Thanks again for your concern and prayers. While we’ve had extensive loss of property there has been no loss of life of which I’m aware, not even any major injuries.

5 Responses

  1. Kevin Purcell says:

    Glad to hear you are well and we are praying for the entire area. Being an Iowa born boy I have been interested in this. God bless you and may he give you an opportunity to serve others.

  2. Ed Hansberry says:

    Wow. I knew about the flooking and knew you guys were located in Iowa, but hadn’t put two and two together until your post. I am glad everyone is ok and I’ll keep all of you in my prayers.

  3. Ashleigh Harold says:

    Very glad that you all are doing well.

    BTW, the Katrina comparison in somewhat inadequate. Although the local and state governments could have done a better job, the issues of scale, frequency of occurrence and likeliness of occurrence were quite different in the Katrina situation. You pointed out in your that the scale of the disaster of the flood is not the same as the Katrina hurricane and that those of us who live along rivers are accustomed to the flooding that frequently forces people out of their homes and damages towns.

    As a girl from St. Louis, I’m used to hearing about flooding in some of the small outlying towns. If the big one hits and floods downtown St. Louis, uh oh. I think my city would be prepared, but it would be a big deal because the city never floods (although the Mississippi was closing to topping out those flood walls in ’93)

    As someone who had a sister flee Katrina and lose her home in the disaster, I am keenly aware of the complexity of that situation.
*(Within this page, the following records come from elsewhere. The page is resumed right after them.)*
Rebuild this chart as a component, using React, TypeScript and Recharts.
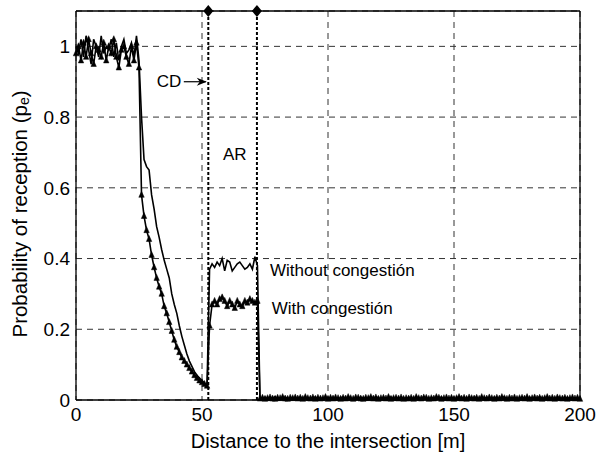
import React from 'react';
import { LineChart, Line, XAxis, YAxis, CartesianGrid, ReferenceLine, ReferenceDot } from 'recharts';

// Distance samples [m], 1 m apart
const distances: number[] = Array.from({ length: 201 }, (_, i) => i);

const xTicks = [0, 50, 100, 150, 200];
const yTicks = [0, 0.2, 0.4, 0.6, 0.8, 1];

// Without congestión (plain line)
const withoutHead = [
  1.0, 0.98, 1.02, 0.97, 1.03, 0.99, 0.95, 1.02, 1.0, 0.97,
  1.03, 0.98, 1.0, 0.99, 1.02, 0.97, 1.01, 0.96, 1.0, 1.02,
  0.98, 0.99, 1.01, 0.97, 1.03, 0.96,
];
const withoutDrop = [
  0.8, 0.68, 0.66, 0.65, 0.58, 0.54, 0.49, 0.46, 0.425, 0.395,
  0.37, 0.345, 0.3, 0.27, 0.245, 0.21, 0.18, 0.155, 0.13, 0.11,
  0.095, 0.08, 0.07, 0.062, 0.055, 0.047, 0.038,
];
const withoutPlateau = [
  0.37, 0.385, 0.375, 0.39, 0.38, 0.4, 0.365, 0.395, 0.39, 0.365,
  0.375, 0.385, 0.39, 0.38, 0.37, 0.375, 0.385, 0.37, 0.405, 0.38,
];
const withoutTail = [
  0.006, 0.004, 0.008, 0.003, 0.007, 0.005, 0.009, 0.004, 0.006, 0.003,
  0.008, 0.005, 0.004, 0.007, 0.003, 0.006, 0.009, 0.004, 0.005, 0.007,
  0.003, 0.006, 0.008, 0.004, 0.005, 0.003, 0.007, 0.006, 0.004, 0.008,
  0.005, 0.003, 0.006, 0.009, 0.004, 0.007, 0.005, 0.003, 0.006, 0.004,
  0.008, 0.005, 0.007, 0.003, 0.006, 0.004, 0.009, 0.005, 0.003, 0.007,
  0.004, 0.006, 0.008, 0.003, 0.005, 0.007, 0.004, 0.006, 0.003, 0.008,
  0.005, 0.004, 0.007, 0.006, 0.003, 0.009, 0.005, 0.004, 0.006, 0.007,
  0.003, 0.005, 0.008, 0.004, 0.006, 0.003, 0.007, 0.005, 0.004, 0.009,
  0.006, 0.003, 0.005, 0.007, 0.004, 0.008, 0.006, 0.003, 0.005, 0.004,
  0.007, 0.006, 0.003, 0.008, 0.005, 0.004, 0.006, 0.009, 0.003, 0.005,
  0.007, 0.004, 0.006, 0.003, 0.008, 0.005, 0.004, 0.007, 0.006, 0.003,
  0.005, 0.009, 0.004, 0.006, 0.003, 0.007, 0.005, 0.004, 0.008, 0.006,
  0.003, 0.005, 0.007, 0.004, 0.006, 0.003, 0.005, 0.004,
];

// With congestión (line with triangles)
const withHead = [
  0.98, 1.0, 0.96, 1.01, 0.97, 1.02, 0.98, 0.95, 1.0, 0.99,
  0.97, 1.01, 0.96, 1.0, 0.98, 1.02, 0.97, 0.94, 0.99, 1.0,
  0.97, 0.95, 1.0, 0.96, 1.01, 0.94,
];
const withDrop = [
  0.58, 0.52, 0.48, 0.455, 0.41, 0.375, 0.345, 0.32, 0.3, 0.265,
  0.245, 0.22, 0.195, 0.17, 0.15, 0.135, 0.12, 0.11, 0.1, 0.09,
  0.08, 0.07, 0.062, 0.055, 0.05, 0.045, 0.04,
];
const withPlateau = [
  0.21, 0.27, 0.28, 0.27, 0.285, 0.29, 0.28, 0.265, 0.28, 0.27,
  0.26, 0.28, 0.27, 0.265, 0.28, 0.275, 0.285, 0.28, 0.275, 0.28,
];
const withTail = [
  0.004, 0.006, 0.003, 0.005, 0.007, 0.004, 0.003, 0.006, 0.005, 0.008,
  0.004, 0.003, 0.006, 0.005, 0.007, 0.004, 0.006, 0.003, 0.008, 0.005,
  0.004, 0.007, 0.003, 0.006, 0.004, 0.005, 0.008, 0.003, 0.006, 0.004,
  0.007, 0.005, 0.003, 0.006, 0.004, 0.008, 0.005, 0.003, 0.007, 0.006,
  0.004, 0.003, 0.006, 0.005, 0.008, 0.004, 0.007, 0.003, 0.005, 0.006,
  0.004, 0.008, 0.003, 0.005, 0.006, 0.004, 0.007, 0.003, 0.005, 0.004,
  0.006, 0.003, 0.008, 0.005, 0.004, 0.007, 0.006, 0.003, 0.005, 0.004,
  0.008, 0.006, 0.003, 0.005, 0.007, 0.004, 0.006, 0.003, 0.005, 0.008,
  0.004, 0.006, 0.003, 0.007, 0.005, 0.004, 0.006, 0.003, 0.008, 0.005,
  0.004, 0.007, 0.005, 0.003, 0.006, 0.004, 0.008, 0.005, 0.003, 0.006,
  0.004, 0.007, 0.003, 0.005, 0.006, 0.004, 0.008, 0.003, 0.005, 0.007,
  0.004, 0.006, 0.003, 0.005, 0.008, 0.004, 0.006, 0.003, 0.007, 0.005,
  0.004, 0.006, 0.003, 0.005, 0.007, 0.004, 0.006, 0.003,
];

const withoutCongestion = [...withoutHead, ...withoutDrop, ...withoutPlateau, ...withoutTail];
const withCongestion = [...withHead, ...withDrop, ...withPlateau, ...withTail];

const data = distances.map((d, i) => ({
  d,
  without: withoutCongestion[i],
  withC: withCongestion[i],
}));

// Markers for the CD / AR boundaries
const boundaryX = [52.5, 71.8];
const boundaryTop = 1.1;

const FONT = '"Liberation Sans", Arial, Helvetica, sans-serif';

const Triangle = (props: any) => {
  const { cx, cy } = props;
  if (cx == null || cy == null) return null;
  return (
    <path
      key={`t-${cx}-${cy}`}
      d={`M${cx},${cy - 3.6} L${cx + 2.7},${cy + 2.4} L${cx - 2.7},${cy + 2.4} Z`}
      fill="#000"
      stroke="#000"
      strokeWidth={0.5}
    />
  );
};

const Diamond = (props: any) => {
  const { cx, cy } = props;
  return <path d={`M${cx},${cy - 6} L${cx + 5},${cy} L${cx},${cy + 6} L${cx - 5},${cy} Z`} fill="#000" />;
};

const textShape = (label: string, anchor: 'start' | 'middle' | 'end') => (props: any) => {
  const { cx, cy } = props;
  return (
    <text x={cx} y={cy} textAnchor={anchor} dominantBaseline="central" fontSize={17} fontFamily={FONT} fill="#000">
      {label}
    </text>
  );
};

const ArrowShape = (props: any) => {
  const { cx, cy } = props;
  return (
    <g>
      <line x1={cx - 24} y1={cy} x2={cx - 2} y2={cy} stroke="#000" strokeWidth={1.2} />
      <path d={`M${cx - 1},${cy} L${cx - 11},${cy - 4} L${cx - 8},${cy} L${cx - 11},${cy + 4} Z`} fill="#000" />
    </g>
  );
};

const YLabel = () => {
  const cx = 19;
  const cy = 214;
  return (
    <text
      transform={`translate(${cx},${cy}) rotate(-90)`}
      textAnchor="middle"
      dominantBaseline="central"
      fontSize={20.5}
      fontFamily={FONT}
      fill="#000"
    >
      Probability of reception (p
      <tspan fontSize={14} dy={5}>e</tspan>
      <tspan dy={-5}>)</tspan>
    </text>
  );
};

export default function App() {
  return (
    <div style={{ position: 'absolute', left: 0, top: 0, fontFamily: FONT, background: '#fff' }}>
      <LineChart
        width={598}
        height={453}
        data={data}
        margin={{ top: 11, right: 18, bottom: 0, left: 0 }}
      >
        <CartesianGrid stroke="#333" strokeDasharray="6 5" strokeWidth={1} />
        <XAxis
          dataKey="d"
          type="number"
          domain={[0, 200]}
          ticks={xTicks}
          tickLine={false}
          tickSize={0}
          tickMargin={8}
          height={53}
          axisLine={{ stroke: '#000', strokeWidth: 1.3 }}
          tick={{ fontSize: 19, fill: '#000', fontFamily: FONT }}
          label={{
            value: 'Distance to the intersection [m]',
            position: 'insideBottom',
            offset: 5,
            fontSize: 20,
            fill: '#000',
            fontFamily: FONT,
          }}
        />
        <YAxis
          type="number"
          domain={[0, 1.1]}
          ticks={yTicks}
          width={76}
          tickLine={false}
          tickSize={0}
          tickMargin={6}
          axisLine={{ stroke: '#000', strokeWidth: 1.3 }}
          tick={{ fontSize: 19, fill: '#000', fontFamily: FONT }}
          label={<YLabel />}
        />
        <ReferenceLine y={1.1} stroke="#000" strokeWidth={1.3} />
        <ReferenceLine x={200} stroke="#000" strokeWidth={1.3} />
        {boundaryX.map((bx) => (
          <ReferenceLine key={`b-${bx}`} x={bx} stroke="#000" strokeWidth={2} strokeDasharray="3 2" />
        ))}
        <Line
          type="linear"
          dataKey="without"
          stroke="#000"
          strokeWidth={1.6}
          dot={false}
          isAnimationActive={false}
        />
        <Line
          type="linear"
          dataKey="withC"
          stroke="#000"
          strokeWidth={1.6}
          dot={<Triangle />}
          isAnimationActive={false}
        />
        {boundaryX.map((bx) => (
          <ReferenceDot key={`d-${bx}`} x={bx} y={boundaryTop} r={0} ifOverflow="visible" shape={Diamond} />
        ))}
        <ReferenceDot x={41.8} y={0.9} r={0} shape={textShape('CD', 'end')} />
        <ReferenceDot x={52.3} y={0.9} r={0} shape={ArrowShape} />
        <ReferenceDot x={63} y={0.694} r={0} shape={textShape('AR', 'middle')} />
        <ReferenceDot x={77} y={0.365} r={0} shape={textShape('Without congestión', 'start')} />
        <ReferenceDot x={77.7} y={0.26} r={0} shape={textShape('With congestión', 'start')} />
      </LineChart>
    </div>
  );
}
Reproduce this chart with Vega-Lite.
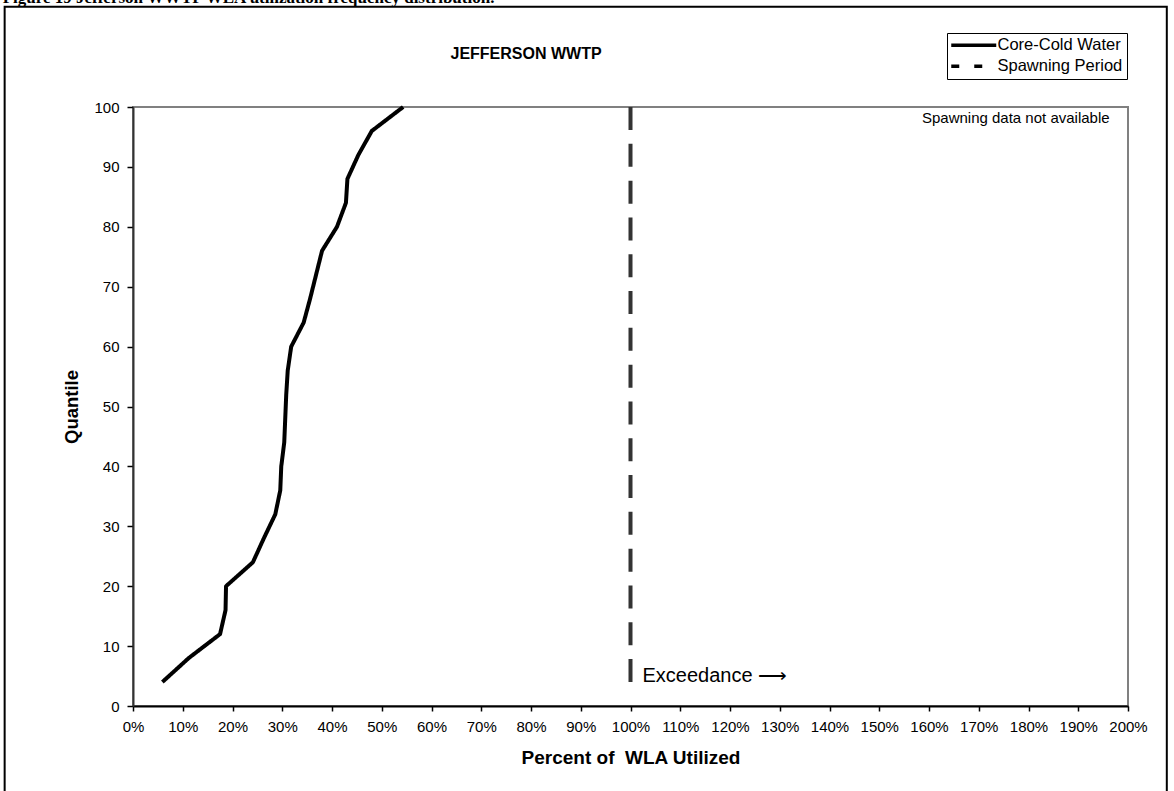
{
  "$schema": "https://vega.github.io/schema/vega-lite/v6.json",
  "width": 995,
  "height": 599,
  "autosize": {"type": "none"},
  "padding": {"left": 133, "top": 107, "right": 46, "bottom": 85},
  "background": "white",
  "config": {
    "font": "Liberation Sans",
    "view": {"stroke": "#808080", "strokeWidth": 2}
  },
  "datasets": {
    "curve": [
      {"series": "Core-Cold Water", "q": 4, "pct": 0.059},
      {"series": "Core-Cold Water", "q": 8, "pct": 0.112},
      {"series": "Core-Cold Water", "q": 12, "pct": 0.175},
      {"series": "Core-Cold Water", "q": 16, "pct": 0.186},
      {"series": "Core-Cold Water", "q": 20, "pct": 0.187},
      {"series": "Core-Cold Water", "q": 24, "pct": 0.241},
      {"series": "Core-Cold Water", "q": 28, "pct": 0.263},
      {"series": "Core-Cold Water", "q": 32, "pct": 0.286},
      {"series": "Core-Cold Water", "q": 36, "pct": 0.296},
      {"series": "Core-Cold Water", "q": 40, "pct": 0.298},
      {"series": "Core-Cold Water", "q": 44, "pct": 0.304},
      {"series": "Core-Cold Water", "q": 48, "pct": 0.306},
      {"series": "Core-Cold Water", "q": 52, "pct": 0.308},
      {"series": "Core-Cold Water", "q": 56, "pct": 0.311},
      {"series": "Core-Cold Water", "q": 60, "pct": 0.318},
      {"series": "Core-Cold Water", "q": 64, "pct": 0.343},
      {"series": "Core-Cold Water", "q": 68, "pct": 0.356},
      {"series": "Core-Cold Water", "q": 72, "pct": 0.368},
      {"series": "Core-Cold Water", "q": 76, "pct": 0.380},
      {"series": "Core-Cold Water", "q": 80, "pct": 0.410},
      {"series": "Core-Cold Water", "q": 84, "pct": 0.428},
      {"series": "Core-Cold Water", "q": 88, "pct": 0.431},
      {"series": "Core-Cold Water", "q": 92, "pct": 0.453},
      {"series": "Core-Cold Water", "q": 96, "pct": 0.480},
      {"series": "Core-Cold Water", "q": 100, "pct": 0.543}
    ],
    "one": [{}]
  },
  "layer": [
    {
      "data": {"name": "one"},
      "mark": {"type": "rect", "filled": false, "stroke": "black", "strokeWidth": 2, "clip": false},
      "encoding": {
        "x": {"datum": -0.258, "type": "quantitative", "scale": {"domain": [0, 2]}},
        "x2": {"datum": 2.078},
        "y": {"datum": 116.74, "type": "quantitative", "scale": {"domain": [0, 100]}},
        "y2": {"datum": -20}
      }
    },
    {
      "data": {"name": "one"},
      "mark": {"type": "text", "text": "Figure 19  Jefferson WWTP WLA utilization frequency distribution.", "font": "Liberation Serif", "fontWeight": "bold", "fontSize": 17, "align": "left", "baseline": "alphabetic", "clip": false, "color": "black"},
      "encoding": {
        "x": {"datum": -0.262, "type": "quantitative"},
        "y": {"datum": 117.4, "type": "quantitative"}
      }
    },
    {
      "data": {"name": "one"},
      "mark": {"type": "text", "text": "JEFFERSON WWTP", "fontWeight": "bold", "fontSize": 16, "align": "center", "baseline": "middle", "clip": false, "color": "black"},
      "encoding": {
        "x": {"datum": 0.79, "type": "quantitative"},
        "y": {"datum": 108.9, "type": "quantitative"}
      }
    },
    {
      "data": {"name": "one"},
      "mark": {"type": "rule", "strokeDash": [23, 13.8], "strokeWidth": 4, "color": "#333333"},
      "encoding": {
        "x": {"datum": 1, "type": "quantitative"},
        "y": {"datum": 4, "type": "quantitative"},
        "y2": {"datum": 100}
      }
    },
    {
      "data": {"name": "curve"},
      "mark": {"type": "line", "color": "black", "strokeWidth": 4, "strokeJoin": "round"},
      "encoding": {
        "x": {
          "field": "pct", "type": "quantitative",
          "scale": {"domain": [0, 2], "zero": false, "nice": false},
          "axis": {
            "title": "Percent of\u00a0 WLA Utilized",
            "format": ".0%",
            "values": [0, 0.1, 0.2, 0.3, 0.4, 0.5, 0.6, 0.7, 0.8, 0.9, 1, 1.1, 1.2, 1.3, 1.4, 1.5, 1.6, 1.7, 1.8, 1.9, 2],
            "grid": false, "labelFontSize": 15, "labelColor": "black", "labelFlush": false, "labelOverlap": false,
            "labelPadding": 8, "tickSize": 5, "tickColor": "black", "tickWidth": 1.5,
            "domainColor": "black", "domainWidth": 2,
            "titleFontSize": 19, "titleFontWeight": "bold", "titleColor": "black", "titlePadding": 14
          }
        },
        "y": {
          "field": "q", "type": "quantitative",
          "scale": {"domain": [0, 100], "nice": false},
          "axis": {
            "title": "Quantile",
            "values": [0, 10, 20, 30, 40, 50, 60, 70, 80, 90, 100],
            "grid": false, "labelFontSize": 15, "labelColor": "black", "labelPadding": 8,
            "tickSize": 6, "tickColor": "black", "tickWidth": 1.5,
            "domainColor": "#333333", "domainWidth": 2,
            "titleFontSize": 18.5, "titleFontWeight": "bold", "titleColor": "black", "titlePadding": 12
          }
        },
        "order": {"field": "q", "type": "quantitative"},
        "strokeDash": {
          "field": "series", "type": "nominal",
          "scale": {"domain": ["Core-Cold Water", "Spawning Period"], "range": [[1, 0], [8, 15]]},
          "legend": {
            "orient": "none", "legendX": 814, "legendY": -74, "title": null,
            "symbolType": "M-4,0H18.5", "symbolSize": 16, "symbolStrokeWidth": 3.5, "symbolStrokeColor": "black",
            "symbolFillColor": "transparent",
            "labelFontSize": 16.5, "labelColor": "black", "labelOffset": 30, "labelLimit": 300,
            "strokeColor": "black", "fillColor": "white", "padding": 4, "rowPadding": 4
          }
        }
      }
    },
    {
      "data": {"name": "one"},
      "mark": {"type": "text", "text": "Spawning data not available", "fontSize": 15, "align": "right", "baseline": "middle", "color": "black"},
      "encoding": {
        "x": {"datum": 1.963, "type": "quantitative"},
        "y": {"datum": 98.2, "type": "quantitative"}
      }
    },
    {
      "data": {"name": "one"},
      "mark": {"type": "text", "text": "Exceedance ⟶", "fontSize": 20, "align": "left", "baseline": "middle", "color": "black"},
      "encoding": {
        "x": {"datum": 1.024, "type": "quantitative"},
        "y": {"datum": 5.0, "type": "quantitative"}
      }
    }
  ]
}
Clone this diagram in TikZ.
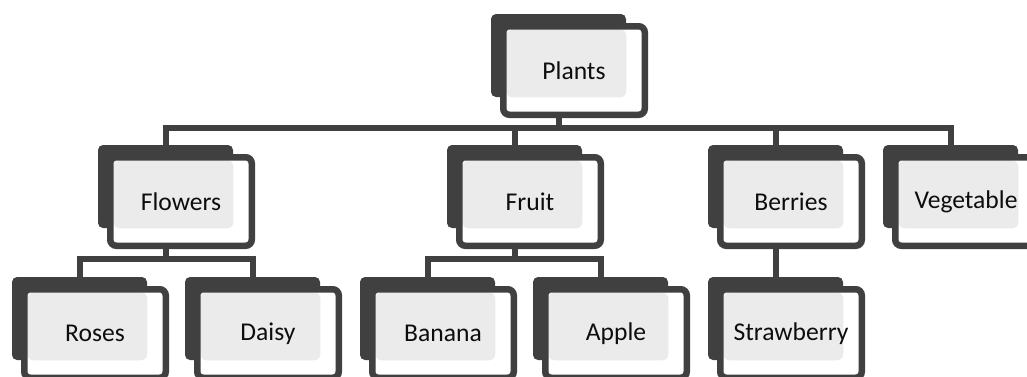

It indeed was political. The outcry was also the slowness of response. The federal government frequently offers assistance in disasters of that scale. And when it was clear that the local governments could not handle the situation, it was time for someone to step in. We as Christians and as humans who are privileged to walk this earth are called to care for one another. While the federal, local, and state governments were tussling over responsibility and jurisdiction, there were thousands of people left without care from anyone. Sorry I get your put there is no comparison.

    My sister at the urging of my mother thankfully left New Orleans right before the levees failed. She was used to hurricanes so she was going to ride it out. Thank God for mother’s wisdom or that could have been my sister living in squalor in the Superdome.

  4. Ashleigh,

    While I agree that what we’re experiencing is nowhere near the size of the Katrina disaster, there are some reasonable comparisons that can be made.

    For example, we have low-lying areas that are flooded every few years, just as New Orleans experiences hurricanes or the side-effects of hurricanes every few years. They don’t have direct hits but once in a lifetime, just as we (and St Louis) don’t have floods that exceed our levees but once in a lifetime.

    They have more people, but they have more resources as well. Governments in other cities and states have hurricane recovery plans. Florida regularly executes such plans without ensuing complaints about inadequate preparation by government. I was pleased to discover that our local government apparently has such plans in place and was able to execute them quickly and efficiently.

    That was really the only point of comparison. Because the locals here were seeing a handful of people being rescued from their flooded homes by boat, comparisons were made locally to Katrina. I picked just the idea of preparedness to comment on with respect to the two situations, not intending to imply that they were really comparable or related. The impression that I have is that our local government was more prepared for this situation — a situation that city officials could’ve reasonably said would never happen in their lifetime — than was the local government of New Orleans for Katrina. That’s the extent of my comparison.

    My other point was that it’s better to handle local problems locally to the greatest extent possible. If you screw up the local response, the federal response isn’t going to be able to make up for it. I think that was the message of Katrina and fortunately we haven’t had to test it here.

  5. Rev. Cecilia says:

    We’re thankful that everyone in your area is ok. I also didn’t put two and two together. We’ll keep praying.